Perhaps the most remarkable instance of the tendency of the periodical to submerge the man of letters is afforded by Theodore Watts-Dunton, a richly gifted critic, a poet and a romancer, who was yet practically unknown by name outside literary circles until he was nearly sixty, and whose earliest independent publication appeared when he was sixty-five. A great mass of valuable criticism is still and, it may be feared, will remain, buried in The Athenaeum. But his admirable article on poetry contributed to The Encyclopaedia Britannica, and that entitled The Renascence of Wonder in Poetry in Chambers’s Cyclopaedia of English Literature, are enough to prove that Watts-Dunton had in rare fullness the qualities which go to make a great critic. He had scholarship, refined taste and a firm grasp of principles; and they are all generously used for the purpose of securing recognition for rising genius. No one did more pioneer work in criticism than he. Nor were Watts-Dunton’s gifts limited to criticism: he had the gift of poetry and the gift of the romancer; and he put both at the service of the gypsies whom he had studied for many years—the first in The Coming of Love and the second in Aylwin. A less conspicuous instance of submergence in the periodical is offered by Sidney T. Irwin, who is more likely to be remembered by the short and slight memoir prefixed to the letters of the Manx poet Thomas Edward Brown, than by articles contributed to magazines and reviews, though these show a gift of keen appreciation as well as of happy expression.

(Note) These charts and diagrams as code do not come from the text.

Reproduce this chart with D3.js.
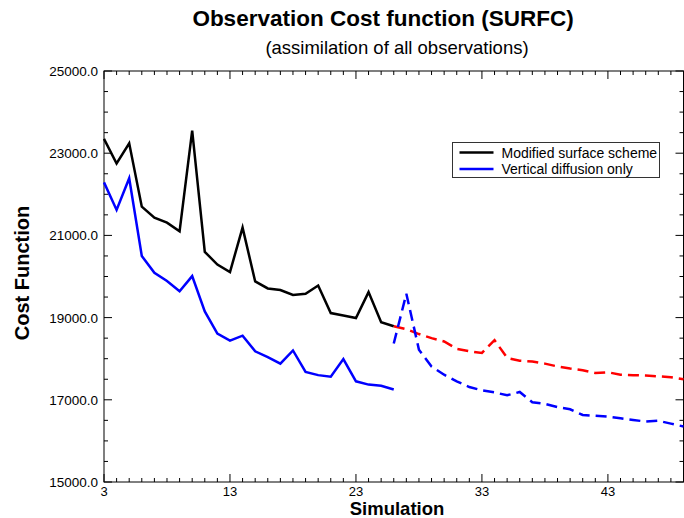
<html>
<head>
<style>
    body {margin: 0; background: #fff;}
    text {font-family: "Liberation Sans", Arial, sans-serif; fill: black;}
</style>
<script src="https://d3js.org/d3.v7.min.js"></script>
</head>
<body>
<script>

    // simulations (x) and cost function values
    var simSolid = d3.range(3, 27);
    var simDashed = d3.range(26, 50);

    var modifiedCost = [23350, 22750, 23240, 21700, 21430, 21310, 21100, 23550, 20600, 20290,
        20110, 21190, 19880, 19710, 19670, 19550, 19580, 19780, 19110, 19050, 18990, 19620, 18890, 18790];
    var verticalCost = [22290, 21620, 22390, 20500, 20090, 19890, 19640, 20010, 19150, 18610,
        18440, 18560, 18180, 18040, 17880, 18200, 17680, 17600, 17560, 17990, 17450, 17370, 17340, 17250];
    var modifiedCostDashed = [18790, 18720, 18600, 18500, 18420, 18240, 18180, 18140, 18450, 18020,
        17950, 17930, 17880, 17810, 17760, 17720, 17650, 17670, 17610, 17600, 17590, 17570, 17550, 17500];
    var verticalCostDashed = [18370, 19580, 18220, 17810, 17610, 17450, 17310, 17230, 17180, 17110,
        17190, 16940, 16900, 16820, 16770, 16630, 16610, 16590, 16550, 16510, 16470, 16490, 16420, 16350];

    var xTicks = [3, 13, 23, 33, 43];
    var yTicks = [15000, 17000, 19000, 21000, 23000, 25000];
    var legendLabels = ["Modified surface scheme", "Vertical diffusion only"];
    var legendColors = ["black", "blue"];

    var width = 684, height = 518;
    var plotLeft = 104, plotRight = 683.5, plotTop = 71, plotBottom = 482;

    var svg = d3.select("body").append("svg")
        .attr("width", width)
        .attr("height", height);

    var x = d3.scaleLinear().domain([3, 49]).range([plotLeft, plotRight]);
    var y = d3.scaleLinear().domain([15000, 25000]).range([plotBottom, plotTop]);

    // frame with inward ticks
    var frame = svg.append("g").attr("stroke", "black").attr("stroke-width", 1);
    frame.append("rect")
        .attr("x", plotLeft).attr("y", plotTop)
        .attr("width", plotRight - plotLeft).attr("height", plotBottom - plotTop)
        .attr("fill", "none");

    var xMinor = d3.range(3, 50);
    var yMinor = d3.range(15000, 25001, 500);

    xMinor.forEach(function (d) {
        var len = (d - 3) % 10 == 0 ? 8 : 4;
        frame.append("line").attr("x1", x(d)).attr("x2", x(d)).attr("y1", plotBottom).attr("y2", plotBottom - len);
        frame.append("line").attr("x1", x(d)).attr("x2", x(d)).attr("y1", plotTop).attr("y2", plotTop + len);
    });
    yMinor.forEach(function (d) {
        var len = d % 2000 == 1000 ? 8 : 4;
        frame.append("line").attr("x1", plotLeft).attr("x2", plotLeft + len).attr("y1", y(d)).attr("y2", y(d));
        frame.append("line").attr("x1", plotRight).attr("x2", plotRight - len).attr("y1", y(d)).attr("y2", y(d));
    });

    svg.append("g").selectAll("text")
        .data(yTicks)
        .enter().append("text")
        .attr("x", plotLeft - 6)
        .attr("y", function (d) { return y(d) + 5; })
        .attr("text-anchor", "end")
        .style("font-size", "13.5px")
        .text(function (d) { return d3.format(".1f")(d); });

    svg.append("g").selectAll("text")
        .data(xTicks)
        .enter().append("text")
        .attr("x", function (d) { return x(d); })
        .attr("y", plotBottom + 14)
        .attr("text-anchor", "middle")
        .style("font-size", "13px")
        .text(function (d) { return d; });

    // lines
    var line = d3.line()
        .x(function (d) { return x(d[0]); })
        .y(function (d) { return y(d[1]); });

    function draw(xs, ys, color, dashed) {
        svg.append("path")
            .datum(d3.zip(xs, ys))
            .attr("d", line)
            .attr("fill", "none")
            .attr("stroke", color)
            .attr("stroke-width", 2.5)
            .attr("stroke-linejoin", "miter")
            .attr("stroke-dasharray", dashed ? "11,6" : null);
    }

    draw(simSolid, modifiedCost, "black", false);
    draw(simSolid, verticalCost, "blue", false);
    draw(simDashed, modifiedCostDashed, "red", true);
    draw(simDashed, verticalCostDashed, "blue", true);

    // legend
    var legend = svg.append("g").attr("transform", "translate(452.5,142.5)");
    legend.append("rect")
        .attr("width", 207).attr("height", 35)
        .attr("fill", "white").attr("stroke", "#333").attr("stroke-width", 1);
    legendLabels.forEach(function (d, i) {
        var ly = 10 + i * 16.5;
        legend.append("line")
            .attr("x1", 7).attr("x2", 41).attr("y1", ly).attr("y2", ly)
            .attr("stroke", legendColors[i]).attr("stroke-width", 2.5);
        legend.append("text")
            .attr("x", 49).attr("y", ly + 5)
            .style("font-size", "14px")
            .text(d);
    });

    // titles
    svg.append("text")
        .attr("x", 383).attr("y", 26)
        .attr("text-anchor", "middle")
        .style("font-size", "22.5px").style("font-weight", "bold")
        .text("Observation Cost function (SURFC)");
    svg.append("text")
        .attr("x", 397).attr("y", 54)
        .attr("text-anchor", "middle")
        .style("font-size", "18.5px")
        .text("(assimilation of all observations)");
    svg.append("text")
        .attr("x", 397).attr("y", 515)
        .attr("text-anchor", "middle")
        .style("font-size", "18.5px").style("font-weight", "bold")
        .text("Simulation");
    svg.append("text")
        .attr("transform", "translate(29,273) rotate(-90)")
        .attr("text-anchor", "middle")
        .style("font-size", "20px").style("font-weight", "bold")
        .text("Cost Function");

</script>
</body>
</html>
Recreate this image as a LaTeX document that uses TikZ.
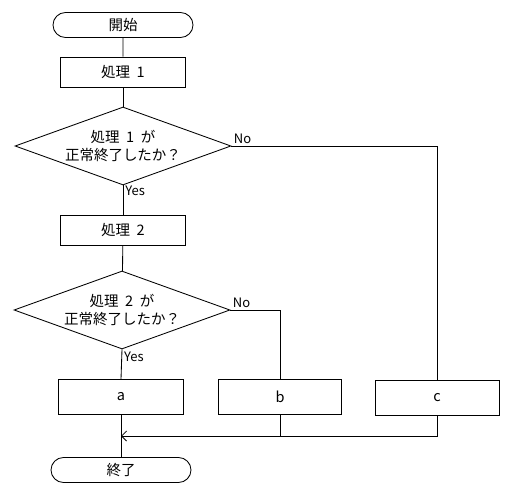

His interest in gypsies brought Watts-Dunton into touch with George Borrow and with Francis Hindes Groome. It was Borrow who first gave gypsies a citizenship in literature, though his knowledge of them, as of many other things, seems to have been wide and general rather than exact. Watts-Dunton’s authority is conclusive, and he declares that Borrow’s firsthand knowledge of gypsy life was superficial compared with Hindes Groome’s; yet Borrow made gypsies live in the English mind as neither Hindes Groome did in his absurdly named and ill-constructed Romany novel Kriegspiel, nor Watts-Dunton in Aylwin.